[SET EXERCISE] Reproduce all of the material word for word.

··· DATA ···

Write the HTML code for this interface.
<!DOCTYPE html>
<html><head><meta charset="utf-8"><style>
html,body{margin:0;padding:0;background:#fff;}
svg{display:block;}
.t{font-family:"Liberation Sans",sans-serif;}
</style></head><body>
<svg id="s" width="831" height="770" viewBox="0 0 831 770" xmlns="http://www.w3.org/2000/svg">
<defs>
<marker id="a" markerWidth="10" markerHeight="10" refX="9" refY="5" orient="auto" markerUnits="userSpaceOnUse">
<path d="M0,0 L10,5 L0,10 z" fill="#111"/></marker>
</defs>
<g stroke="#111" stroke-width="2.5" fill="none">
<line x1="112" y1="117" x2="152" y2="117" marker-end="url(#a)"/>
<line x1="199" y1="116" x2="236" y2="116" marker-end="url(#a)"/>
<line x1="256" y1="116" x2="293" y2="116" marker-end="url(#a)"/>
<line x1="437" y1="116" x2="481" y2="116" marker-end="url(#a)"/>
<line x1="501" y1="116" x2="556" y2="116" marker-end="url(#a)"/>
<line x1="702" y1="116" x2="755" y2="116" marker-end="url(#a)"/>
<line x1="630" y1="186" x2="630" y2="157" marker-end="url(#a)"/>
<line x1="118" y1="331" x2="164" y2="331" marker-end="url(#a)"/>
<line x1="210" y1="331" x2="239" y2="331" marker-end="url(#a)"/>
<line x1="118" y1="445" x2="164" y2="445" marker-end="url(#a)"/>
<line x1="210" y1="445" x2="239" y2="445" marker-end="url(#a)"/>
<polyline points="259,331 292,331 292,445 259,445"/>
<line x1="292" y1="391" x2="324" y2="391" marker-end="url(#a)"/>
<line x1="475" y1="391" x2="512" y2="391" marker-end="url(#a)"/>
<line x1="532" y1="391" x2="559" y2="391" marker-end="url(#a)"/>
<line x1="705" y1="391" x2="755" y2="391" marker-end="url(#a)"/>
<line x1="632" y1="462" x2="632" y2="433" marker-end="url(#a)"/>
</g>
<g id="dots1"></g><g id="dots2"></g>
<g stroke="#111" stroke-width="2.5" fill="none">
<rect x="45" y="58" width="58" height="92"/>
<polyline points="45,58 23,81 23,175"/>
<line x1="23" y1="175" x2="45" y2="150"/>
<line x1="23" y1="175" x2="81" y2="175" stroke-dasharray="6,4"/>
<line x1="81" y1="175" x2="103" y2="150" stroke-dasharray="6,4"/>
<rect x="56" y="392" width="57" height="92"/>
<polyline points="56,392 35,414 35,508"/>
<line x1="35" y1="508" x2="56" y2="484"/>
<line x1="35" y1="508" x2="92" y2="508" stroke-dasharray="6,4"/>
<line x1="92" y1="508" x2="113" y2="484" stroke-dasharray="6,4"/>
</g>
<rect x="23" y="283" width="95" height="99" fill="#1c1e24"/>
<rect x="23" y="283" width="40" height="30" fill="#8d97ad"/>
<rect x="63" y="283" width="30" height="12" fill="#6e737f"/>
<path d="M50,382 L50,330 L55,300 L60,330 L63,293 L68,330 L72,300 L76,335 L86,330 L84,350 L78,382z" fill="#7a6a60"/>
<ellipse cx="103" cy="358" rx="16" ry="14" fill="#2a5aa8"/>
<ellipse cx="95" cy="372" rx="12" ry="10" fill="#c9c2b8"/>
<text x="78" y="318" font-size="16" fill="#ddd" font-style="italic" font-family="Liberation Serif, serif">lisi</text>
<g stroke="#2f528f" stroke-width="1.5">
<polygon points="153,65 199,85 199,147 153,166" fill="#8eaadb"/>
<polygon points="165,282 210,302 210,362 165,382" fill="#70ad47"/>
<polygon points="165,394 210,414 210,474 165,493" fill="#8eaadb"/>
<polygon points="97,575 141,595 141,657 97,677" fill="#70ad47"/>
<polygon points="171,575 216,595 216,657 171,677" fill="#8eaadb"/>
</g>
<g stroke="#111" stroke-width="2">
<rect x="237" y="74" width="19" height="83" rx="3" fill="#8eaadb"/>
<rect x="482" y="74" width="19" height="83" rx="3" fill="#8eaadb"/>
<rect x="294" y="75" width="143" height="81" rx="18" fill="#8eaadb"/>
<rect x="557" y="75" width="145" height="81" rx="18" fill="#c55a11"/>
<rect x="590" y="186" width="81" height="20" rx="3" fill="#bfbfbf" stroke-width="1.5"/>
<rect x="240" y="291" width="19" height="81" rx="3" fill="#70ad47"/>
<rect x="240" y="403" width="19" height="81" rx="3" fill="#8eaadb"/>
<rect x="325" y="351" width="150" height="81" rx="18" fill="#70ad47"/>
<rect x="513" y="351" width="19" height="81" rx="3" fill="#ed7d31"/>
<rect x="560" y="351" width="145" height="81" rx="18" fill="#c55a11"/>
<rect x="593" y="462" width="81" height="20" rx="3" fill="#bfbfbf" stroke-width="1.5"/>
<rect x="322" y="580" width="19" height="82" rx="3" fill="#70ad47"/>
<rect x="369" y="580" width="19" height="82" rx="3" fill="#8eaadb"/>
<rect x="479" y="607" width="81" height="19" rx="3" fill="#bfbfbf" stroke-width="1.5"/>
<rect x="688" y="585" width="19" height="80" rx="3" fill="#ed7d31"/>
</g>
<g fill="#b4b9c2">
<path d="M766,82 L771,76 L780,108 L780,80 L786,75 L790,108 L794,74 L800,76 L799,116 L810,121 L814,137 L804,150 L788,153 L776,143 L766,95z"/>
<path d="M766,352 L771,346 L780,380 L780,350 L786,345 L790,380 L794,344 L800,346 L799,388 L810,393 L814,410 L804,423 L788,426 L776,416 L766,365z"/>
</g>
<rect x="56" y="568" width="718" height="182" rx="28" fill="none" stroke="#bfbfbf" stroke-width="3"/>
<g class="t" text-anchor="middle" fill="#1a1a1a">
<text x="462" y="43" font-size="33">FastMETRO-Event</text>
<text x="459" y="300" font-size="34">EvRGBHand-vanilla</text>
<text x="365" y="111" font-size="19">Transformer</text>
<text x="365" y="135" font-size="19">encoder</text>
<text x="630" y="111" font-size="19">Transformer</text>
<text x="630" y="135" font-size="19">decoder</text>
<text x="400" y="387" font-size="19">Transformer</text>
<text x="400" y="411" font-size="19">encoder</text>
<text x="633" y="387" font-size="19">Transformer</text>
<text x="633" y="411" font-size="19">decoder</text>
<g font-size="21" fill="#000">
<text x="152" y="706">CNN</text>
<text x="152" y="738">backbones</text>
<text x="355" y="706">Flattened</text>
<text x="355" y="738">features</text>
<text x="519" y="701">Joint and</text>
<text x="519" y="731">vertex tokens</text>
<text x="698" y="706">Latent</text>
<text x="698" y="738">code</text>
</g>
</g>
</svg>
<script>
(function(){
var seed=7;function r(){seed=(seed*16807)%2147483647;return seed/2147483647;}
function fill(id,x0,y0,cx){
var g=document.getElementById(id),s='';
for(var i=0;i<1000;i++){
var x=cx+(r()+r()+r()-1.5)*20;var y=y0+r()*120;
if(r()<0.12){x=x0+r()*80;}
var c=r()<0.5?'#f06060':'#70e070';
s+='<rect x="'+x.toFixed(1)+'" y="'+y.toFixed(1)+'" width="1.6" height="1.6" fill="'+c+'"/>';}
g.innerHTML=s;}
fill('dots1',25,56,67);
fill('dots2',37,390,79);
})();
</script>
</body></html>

···

[CORRECT OUTPUT]
Write the HTML code for this interface.
<!DOCTYPE html>
<html><head><meta charset="utf-8"><style>
html,body{margin:0;padding:0;background:#fff;}
svg{display:block;}
.t{font-family:"Liberation Sans",sans-serif;}
</style></head><body>
<svg id="s" width="831" height="770" viewBox="0 0 831 770" xmlns="http://www.w3.org/2000/svg">
<defs>
<marker id="a" markerWidth="10" markerHeight="10" refX="9" refY="5" orient="auto" markerUnits="userSpaceOnUse">
<path d="M0,0 L10,5 L0,10 z" fill="#111"/></marker>
</defs>
<g stroke="#111" stroke-width="2.5" fill="none">
<line x1="112" y1="117" x2="152" y2="117" marker-end="url(#a)"/>
<line x1="199" y1="116" x2="236" y2="116" marker-end="url(#a)"/>
<line x1="256" y1="116" x2="293" y2="116" marker-end="url(#a)"/>
<line x1="437" y1="116" x2="481" y2="116" marker-end="url(#a)"/>
<line x1="501" y1="116" x2="556" y2="116" marker-end="url(#a)"/>
<line x1="702" y1="116" x2="755" y2="116" marker-end="url(#a)"/>
<line x1="630" y1="186" x2="630" y2="157" marker-end="url(#a)"/>
<line x1="118" y1="331" x2="164" y2="331" marker-end="url(#a)"/>
<line x1="210" y1="331" x2="239" y2="331" marker-end="url(#a)"/>
<line x1="118" y1="445" x2="164" y2="445" marker-end="url(#a)"/>
<line x1="210" y1="445" x2="239" y2="445" marker-end="url(#a)"/>
<polyline points="259,331 292,331 292,445 259,445"/>
<line x1="292" y1="391" x2="324" y2="391" marker-end="url(#a)"/>
<line x1="475" y1="391" x2="512" y2="391" marker-end="url(#a)"/>
<line x1="532" y1="391" x2="559" y2="391" marker-end="url(#a)"/>
<line x1="705" y1="391" x2="755" y2="391" marker-end="url(#a)"/>
<line x1="632" y1="462" x2="632" y2="433" marker-end="url(#a)"/>
</g>
<g id="dots1"></g><g id="dots2"></g>
<g stroke="#111" stroke-width="2.5" fill="none">
<rect x="45" y="58" width="58" height="92"/>
<polyline points="45,58 23,81 23,175"/>
<line x1="23" y1="175" x2="45" y2="150"/>
<line x1="23" y1="175" x2="81" y2="175" stroke-dasharray="6,4"/>
<line x1="81" y1="175" x2="103" y2="150" stroke-dasharray="6,4"/>
<rect x="56" y="392" width="57" height="92"/>
<polyline points="56,392 35,414 35,508"/>
<line x1="35" y1="508" x2="56" y2="484"/>
<line x1="35" y1="508" x2="92" y2="508" stroke-dasharray="6,4"/>
<line x1="92" y1="508" x2="113" y2="484" stroke-dasharray="6,4"/>
</g>
<rect x="23" y="283" width="95" height="99" fill="#1c1e24"/>
<rect x="23" y="283" width="40" height="30" fill="#8d97ad"/>
<rect x="63" y="283" width="30" height="12" fill="#6e737f"/>
<path d="M50,382 L50,330 L55,300 L60,330 L63,293 L68,330 L72,300 L76,335 L86,330 L84,350 L78,382z" fill="#7a6a60"/>
<ellipse cx="103" cy="358" rx="16" ry="14" fill="#2a5aa8"/>
<ellipse cx="95" cy="372" rx="12" ry="10" fill="#c9c2b8"/>
<text x="78" y="318" font-size="16" fill="#ddd" font-style="italic" font-family="Liberation Serif, serif">lisi</text>
<g stroke="#2f528f" stroke-width="1.5">
<polygon points="153,65 199,85 199,147 153,166" fill="#8eaadb"/>
<polygon points="165,282 210,302 210,362 165,382" fill="#70ad47"/>
<polygon points="165,394 210,414 210,474 165,493" fill="#8eaadb"/>
<polygon points="97,575 141,595 141,657 97,677" fill="#70ad47"/>
<polygon points="171,575 216,595 216,657 171,677" fill="#8eaadb"/>
</g>
<g stroke="#111" stroke-width="2">
<rect x="237" y="74" width="19" height="83" rx="3" fill="#8eaadb"/>
<rect x="482" y="74" width="19" height="83" rx="3" fill="#8eaadb"/>
<rect x="294" y="75" width="143" height="81" rx="18" fill="#8eaadb"/>
<rect x="557" y="75" width="145" height="81" rx="18" fill="#c55a11"/>
<rect x="590" y="186" width="81" height="20" rx="3" fill="#bfbfbf" stroke-width="1.5"/>
<rect x="240" y="291" width="19" height="81" rx="3" fill="#70ad47"/>
<rect x="240" y="403" width="19" height="81" rx="3" fill="#8eaadb"/>
<rect x="325" y="351" width="150" height="81" rx="18" fill="#70ad47"/>
<rect x="513" y="351" width="19" height="81" rx="3" fill="#ed7d31"/>
<rect x="560" y="351" width="145" height="81" rx="18" fill="#c55a11"/>
<rect x="593" y="462" width="81" height="20" rx="3" fill="#bfbfbf" stroke-width="1.5"/>
<rect x="322" y="580" width="19" height="82" rx="3" fill="#70ad47"/>
<rect x="369" y="580" width="19" height="82" rx="3" fill="#8eaadb"/>
<rect x="479" y="607" width="81" height="19" rx="3" fill="#bfbfbf" stroke-width="1.5"/>
<rect x="688" y="585" width="19" height="80" rx="3" fill="#ed7d31"/>
</g>
<g fill="#b4b9c2">
<path d="M766,82 L771,76 L780,108 L780,80 L786,75 L790,108 L794,74 L800,76 L799,116 L810,121 L814,137 L804,150 L788,153 L776,143 L766,95z"/>
<path d="M766,352 L771,346 L780,380 L780,350 L786,345 L790,380 L794,344 L800,346 L799,388 L810,393 L814,410 L804,423 L788,426 L776,416 L766,365z"/>
</g>
<rect x="56" y="568" width="718" height="182" rx="28" fill="none" stroke="#bfbfbf" stroke-width="3"/>
<g class="t" text-anchor="middle" fill="#1a1a1a">
<text x="462" y="43" font-size="33">FastMETRO-Event</text>
<text x="459" y="300" font-size="34">EvRGBHand-vanilla</text>
<text x="365" y="111" font-size="19">Transformer</text>
<text x="365" y="135" font-size="19">encoder</text>
<text x="630" y="111" font-size="19">Transformer</text>
<text x="630" y="135" font-size="19">decoder</text>
<text x="400" y="387" font-size="19">Transformer</text>
<text x="400" y="411" font-size="19">encoder</text>
<text x="633" y="387" font-size="19">Transformer</text>
<text x="633" y="411" font-size="19">decoder</text>
<g font-size="21" fill="#000">
<text x="152" y="706">CNN</text>
<text x="152" y="738">backbones</text>
<text x="355" y="706">Flattened</text>
<text x="355" y="738">features</text>
<text x="519" y="701">Joint and</text>
<text x="519" y="731">vertex tokens</text>
<text x="698" y="706">Latent</text>
<text x="698" y="738">code</text>
</g>
</g>
</svg>
<script>
(function(){
var seed=7;function r(){seed=(seed*16807)%2147483647;return seed/2147483647;}
function fill(id,x0,y0,cx){
var g=document.getElementById(id),s='';
for(var i=0;i<1000;i++){
var x=cx+(r()+r()+r()-1.5)*20;var y=y0+r()*120;
if(r()<0.12){x=x0+r()*80;}
var c=r()<0.5?'#f06060':'#70e070';
s+='<rect x="'+x.toFixed(1)+'" y="'+y.toFixed(1)+'" width="1.6" height="1.6" fill="'+c+'"/>';}
g.innerHTML=s;}
fill('dots1',25,56,67);
fill('dots2',37,390,79);
})();
</script>
</body></html>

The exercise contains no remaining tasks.